GERRARD: It started around 2018. Someone I knew had an old Canon Rebel camera and I started messing around with it. Then I got an old film camera and had no idea what I was doing, but it was fun. When I moved to LA, I got really into exploring film photography and some friends worked in the film world. It really opened my eyes to how everything works.

I had a friend, James Wyatt, who was directing music videos [and] he was working on the movie Everything Everywhere All at Once. James was fully entrenched in the film world so it was a natural curiosity to learn more through our friendship. He would invite me to stuff and that’s how I ended up helping on a Magdalena Bay video where he was assistant directing. I love learning and I think it’s important to always be open to whatever the next step in learning about something might be.
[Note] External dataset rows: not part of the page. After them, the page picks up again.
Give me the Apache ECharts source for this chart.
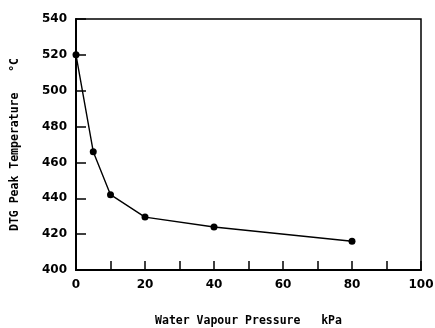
<!DOCTYPE html>
<html>
<head>
<meta charset="utf-8">
<script src="https://cdn.jsdelivr.net/npm/echarts@6/dist/echarts.min.js"></script>
<style>
  html, body { margin: 0; padding: 0; background: #fff; }
  #chart { width: 435px; height: 328px; }
</style>
</head>
<body>
<div id="chart"></div>
<script>
// values
const pressure = [0, 5, 10, 20, 40, 80]
const dtgPeak = [520, 466, 442, 429.5, 424, 416]
const xTicks = [0, 20, 40, 60, 80, 100]
const yTicks = [400, 420, 440, 460, 480, 500, 520, 540]

const labelFont = { color: '#000', fontFamily: 'DejaVu Sans', fontWeight: 'bold', fontSize: 12 }
const titleFont = { color: '#000', fontFamily: 'DejaVu Sans Mono', fontWeight: 'bold', fontSize: 11.5 }

const chart = echarts.init(document.getElementById('chart'), undefined, { renderer: 'canvas' })

chart.setOption({
  backgroundColor: '#fff',
  animation: false,
  grid: {
    left: 76,
    right: 14,
    top: 19,
    bottom: 58,
    outerBoundsMode: 'none',
    show: true,
    borderColor: '#000',
    borderWidth: 1.5,
  },
  xAxis: {
    type: 'value',
    min: xTicks[0],
    max: xTicks[xTicks.length - 1],
    interval: 10,
    name: 'Water Vapour Pressure   kPa',
    nameLocation: 'middle',
    nameGap: 45,
    nameTextStyle: titleFont,
    axisLine: { lineStyle: { color: '#000', width: 2 } },
    axisTick: { inside: true, length: 9, lineStyle: { color: '#000', width: 1.5 } },
    axisLabel: {
      ...labelFont,
      margin: 9,
      formatter: (v) => (xTicks.includes(v) ? String(v) : ''),
    },
    splitLine: { show: false },
  },
  yAxis: {
    type: 'value',
    min: yTicks[0],
    max: yTicks[yTicks.length - 1],
    interval: 20,
    name: 'DTG Peak Temperature   \u00b0C',
    nameLocation: 'middle',
    nameGap: 55,
    nameTextStyle: titleFont,
    axisLine: { lineStyle: { color: '#000', width: 2 } },
    axisTick: { inside: true, length: 10, lineStyle: { color: '#000', width: 1.5 } },
    axisLabel: { ...labelFont, margin: 9 },
    splitLine: { show: false },
  },
  series: [
    {
      type: 'line',
      data: pressure.map((p, i) => [p, dtgPeak[i]]),
      symbol: 'circle',
      symbolSize: 7,
      itemStyle: { color: '#000' },
      lineStyle: { color: '#000', width: 1.4 },
    },
  ],
})
</script>
</body>
</html>
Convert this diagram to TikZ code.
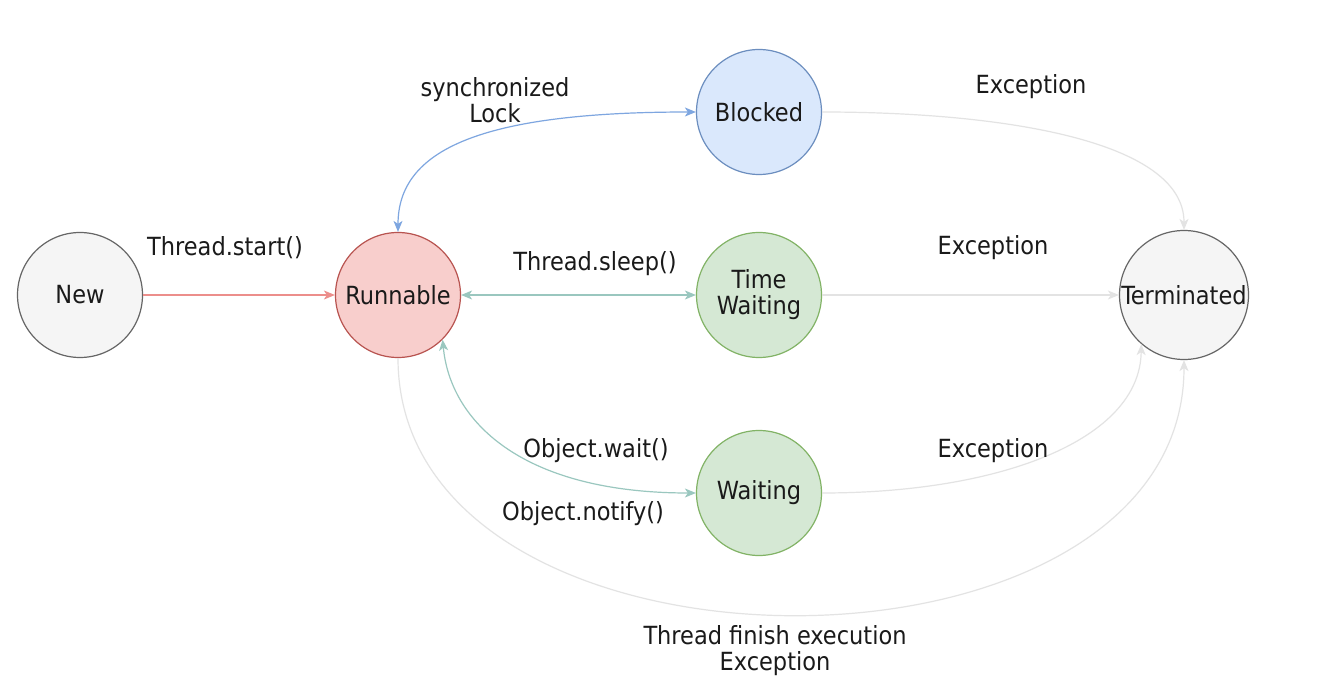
\documentclass[tikz,border=0pt]{standalone}
\usepackage{fontspec}
\setmainfont{DejaVu Sans Condensed}
\usetikzlibrary{arrows.meta}
\definecolor{txt}{HTML}{1A1A1A}
\definecolor{redE}{HTML}{EC8E8B}
\definecolor{blueE}{HTML}{7EA6E0}
\definecolor{tealE}{HTML}{9AC7BF}
\definecolor{grayE}{HTML}{E3E3E3}
\tikzset{
  state/.style={circle, minimum size=125pt, inner sep=0pt, line width=1.2pt, text=txt, align=center, font=\fontsize{25}{26}\selectfont},
  lbl/.style={text=txt, align=center, font=\fontsize{25}{26}\selectfont, inner sep=0pt},
  conn/.style={line width=1.2pt, -{Stealth[length=11pt,width=9pt,inset=3pt]}},
  biconn/.style={line width=1.2pt, {Stealth[length=11pt,width=9pt,inset=3pt]}-{Stealth[length=11pt,width=9pt,inset=3pt]}},
}
\begin{document}
\begin{tikzpicture}[x=1pt,y=-1pt]
\useasboundingbox (0,0) rectangle (1330,692);
\fill[white] (0,0) rectangle (1330,692);
\node[state, draw=black!60, fill=black!4] (new) at (80,295) {New};
\node[state, draw={rgb,255:red,184;green,84;blue,80}, fill={rgb,255:red,248;green,206;blue,204}] (run) at (398,295) {Runnable};
\node[state, draw={rgb,255:red,108;green,142;blue,191}, fill={rgb,255:red,218;green,232;blue,252}] (blk) at (759,112) {Blocked};
\node[state, draw={rgb,255:red,130;green,179;blue,102}, fill={rgb,255:red,213;green,232;blue,212}] (tw) at (759,295) {Time\\Waiting};
\node[state, draw={rgb,255:red,130;green,179;blue,102}, fill={rgb,255:red,213;green,232;blue,212}] (wt) at (759,493) {Waiting};
\node[state, minimum size=129pt, draw=black!60, fill=black!4] (term) at (1184,295) {Terminated};

% edges
\draw[conn, redE] (new.east) -- (run.west);
\draw[biconn, blueE] (run.north) .. controls (398,150) and (480,112) .. (blk.west);
\draw[biconn, tealE] (run.east) -- (tw.west);
\draw[biconn, tealE] (run.-45) .. controls (450,420) and (520,493) .. (wt.west);
\draw[conn, grayE] (blk.east) .. controls (1000,112) and (1184,140) .. (term.north);
\draw[conn, grayE] (tw.east) -- (term.west);
\draw[conn, grayE] (wt.east) .. controls (1000,493) and (1140,440) .. (term.-131);
\draw[conn, grayE] (run.south) .. controls (398,700) and (1184,700) .. (term.south);

% labels
\node[lbl] (l1) at (225,248) {Thread.start()};
\node[lbl] (l2) at (495,100) {synchronized\\Lock};
\node[lbl] (l3) at (595,264) {Thread.sleep()};
\node[lbl] (l4) at (596,451) {Object.wait()};
\node[lbl] (l5) at (583,514) {Object.notify()};
\node[lbl] (l6) at (1031,87) {Exception};
\node[lbl] (l7) at (993,248) {Exception};
\node[lbl] (l8) at (993,451) {Exception};
\node[lbl] (l9) at (775,651) {Thread finish execution\\Exception};
\end{tikzpicture}
\end{document}
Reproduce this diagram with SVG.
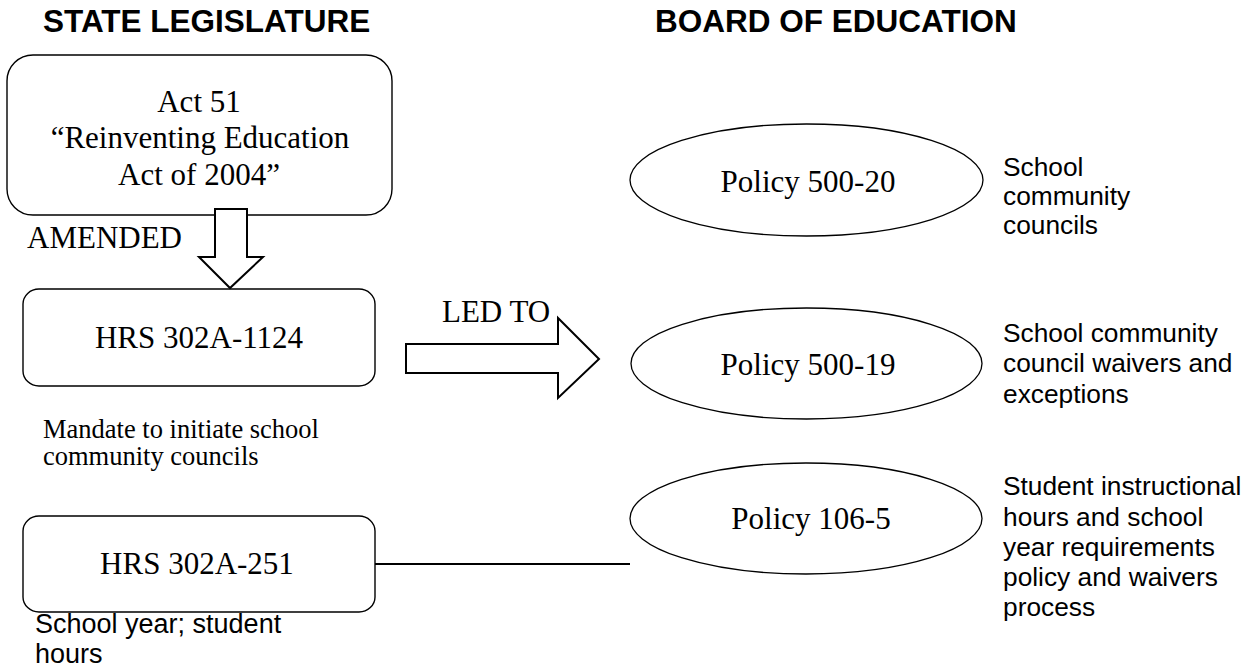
<svg xmlns="http://www.w3.org/2000/svg" width="1257" height="669" viewBox="0 0 1257 669">
<style>
.bg{fill:#fff}
.box{fill:#fff;stroke:#000;stroke-width:1.4}
.ell{fill:#fff;stroke:#000;stroke-width:1.3}
.arrow{fill:#fff;stroke:#000;stroke-width:2;stroke-linejoin:miter}
.line{fill:none;stroke:#000;stroke-width:2}
.hdr{font-family:"Liberation Sans",Arial,sans-serif;font-weight:bold;font-size:31.5px;fill:#000}
.ser{font-family:"Liberation Serif","Times New Roman",serif;font-size:31px;fill:#000}
.sers{font-family:"Liberation Serif","Times New Roman",serif;font-size:26.5px;fill:#000}
.san{font-family:"Liberation Sans",Arial,sans-serif;font-size:26.3px;fill:#000}
.san27{font-family:"Liberation Sans",Arial,sans-serif;font-size:27px;fill:#000}
.mid{text-anchor:middle}
</style>
<rect class="bg" x="0" y="0" width="1257" height="669"/>
<g id="headers">
<text class="hdr" x="43" y="32">STATE LEGISLATURE</text>
<text class="hdr" x="655" y="32">BOARD OF EDUCATION</text>
</g>
<g id="act51">
<rect class="box" x="7" y="55" width="385" height="160" rx="26" ry="26"/>
<text class="ser mid" x="199" y="112">Act 51</text>
<text class="ser mid" x="200" y="148">“Reinventing Education</text>
<text class="ser mid" x="199" y="185">Act of 2004”</text>
</g>
<g id="hrs1124">
<rect class="box" x="23" y="289" width="352" height="97" rx="16" ry="15"/>
<text class="ser mid" x="199" y="348">HRS 302A-1124</text>
</g>
<g id="hrs1124-note">
<text class="sers" x="43" y="438">Mandate to initiate school</text>
<text class="sers" x="43" y="465">community councils</text>
</g>
<g id="hrs251">
<rect class="box" x="23" y="516" width="352" height="96" rx="16" ry="15"/>
<text class="ser mid" x="197" y="574">HRS 302A-251</text>
</g>
<g id="hrs251-note">
<text class="san27" x="35" y="633">School year; student</text>
<text class="san27" x="35" y="663">hours</text>
</g>
<g id="policy500-20">
<ellipse class="ell" cx="806.5" cy="180" rx="176.5" ry="56"/>
<text class="ser mid" x="808" y="192">Policy 500-20</text>
</g>
<g id="policy500-20-note">
<text class="san" x="1003" y="176">School</text>
<text class="san" x="1003" y="205">community</text>
<text class="san" x="1003" y="234">councils</text>
</g>
<g id="policy500-19">
<ellipse class="ell" cx="806.5" cy="363.5" rx="175.5" ry="55.5"/>
<text class="ser mid" x="808" y="375">Policy 500-19</text>
</g>
<g id="policy500-19-note">
<text class="san" x="1003" y="342">School community</text>
<text class="san" x="1003" y="372">council waivers and</text>
<text class="san" x="1003" y="403">exceptions</text>
</g>
<g id="policy106-5">
<ellipse class="ell" cx="806" cy="518.5" rx="176" ry="55.5"/>
<text class="ser mid" x="811" y="529">Policy 106-5</text>
</g>
<g id="policy106-5-note">
<text class="san" x="1003" y="495">Student instructional</text>
<text class="san" x="1003" y="526">hours and school</text>
<text class="san" x="1003" y="556">year requirements</text>
<text class="san" x="1003" y="586">policy and waivers</text>
<text class="san" x="1003" y="616">process</text>
</g>
<g id="connectors">
<polygon class="arrow" points="215,209 247,209 247,257 263,257 230,288 199,257 215,257"/>
<text class="ser" x="27" y="248">AMENDED</text>
<polygon class="arrow" points="406,344 558,344 558,318 599,359 558,398 558,373 406,373"/>
<text class="ser" x="442" y="322">LED TO</text>
<line class="line" x1="375" y1="564" x2="630" y2="564"/>
</g>
</svg>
LUNA: Do you find that music and film inform each other?

GERRARD: I’m always thinking in tandem—the visual element with the music element. Music will typically evoke something and, for me, I’m always imagining images along with that. As I’m creating, I’m thinking about how I want to present it and what world it would live in.

LUNA: A major theme of the album is being present. What does it mean to you, either musically or personally, to truly take in a moment?

GERRARD: It’s something I continue to work on as a person. Sometimes being the most present is when you’re not thinking about anything—you’re experiencing whatever is going on in its most pure form. At the same time, that could look different for anybody. Maybe one person’s version of presence is meditating on a thought and that becomes their everything in that moment. A big part of the project is the thought that every individual’s perception of a moment is occurring concurrently with every other person’s own moments. This time right now for you and I, someone else is having their own experience. I find that really interesting; us being present is co-occurring with everything else.